# 30 second skip available?



## snidely (Mar 11, 2003)

Tried doing a search.
We may upgrade our BEV (Canadian DBS) from the 6000 to the 942. (They call it the 9200). 
While waiting for BEV to intro the 942 - we got Comcast's Motorola 6412. While it doesn't come w. a skip function by default - it is easy to program the remote so that a button of your choosing triggers a 30 second skip on the box. Like many others have discovered, it becomes, by far, the most used button.

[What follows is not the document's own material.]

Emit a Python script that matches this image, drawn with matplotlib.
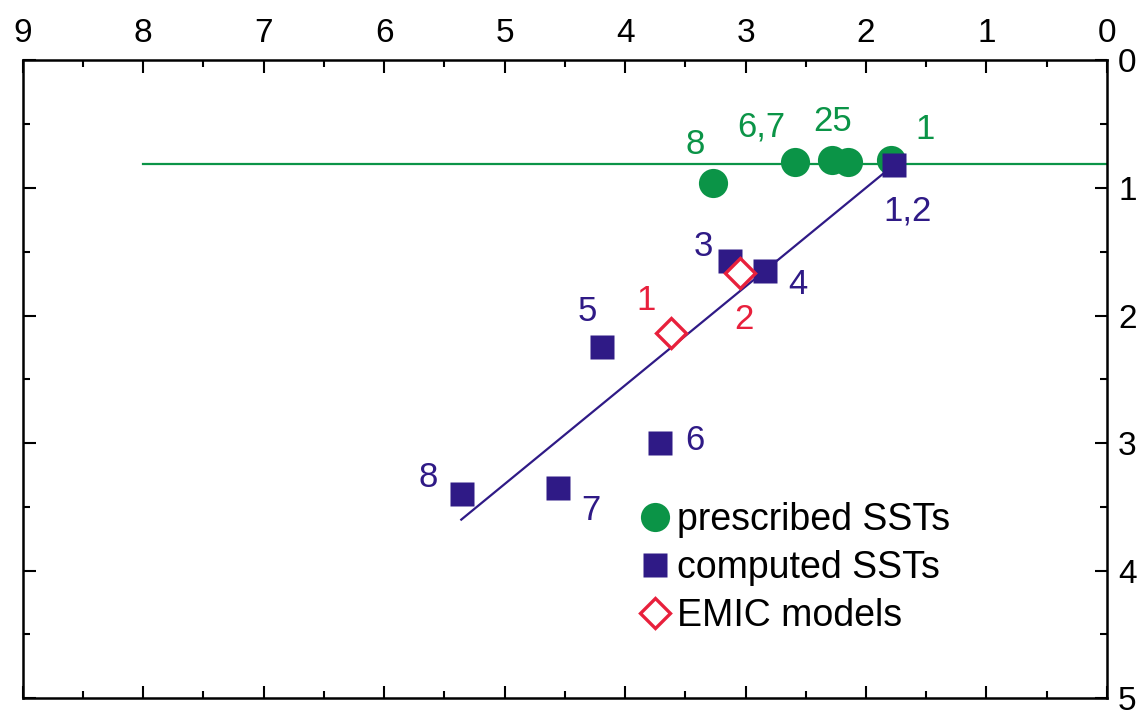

Question - Does the 942 have a "skip" feature? I understand that Tivo does, but the new D* boxes won't because Murdoch doesn't want people missing all the commercials on Fox. 
Since BEV has more HD than any other sat. or cable system, we will probably upgrade. We have had D* since the first year they came out, but unless they come out w. more HD, will simply stick w. BEV. DISH's paltry HD offerings aren't of interest to us. 

...mike (who will avoid SD if there is anything half-way decent in HD)


----------



## MrC (Jun 6, 2005)

Yes, it has both a 30 second skip forward and a 10 second skip backward button.


----------



## snidely (Mar 11, 2003)

Thanks for the reply. I have found that the "10 second backward skip" on the 6412 is quite useful for when you missed a line of dialog or simply want to see that spectacular sports play again. 

...mike


----------



## Jon Spackman (Feb 7, 2005)

off topic-
but how do you program the factory remote to get a 30 sec skip on the motorola boxes??


----------



## snidely (Mar 11, 2003)

Do the following key presses on your 6412 remote. [Decide in advance which button you want to assign the skip function to. You can pick virtually any button. Pick one you know you will never use when in the cable mode.]

1. Press the "Cable" button at the top of the remote to put it into Cable Box control mode.
2. Press and hold the "setup" button until the "Cable" button blinks twice.
3. type in the code - 994. The "cable" button will blink twice.
4. Press (do not hold) the "setup" button
5. type in the code - 00173.
6. Press whatever button you want to map the skip function to. [I used the "lock" key.]

Over the years I have found some of these Universal remotes to be finicky. You might have to try it a couple of times before it takes. Mine worked the first time. 
I got the "code" from postings on the www.avsforum.com.

...mike


----------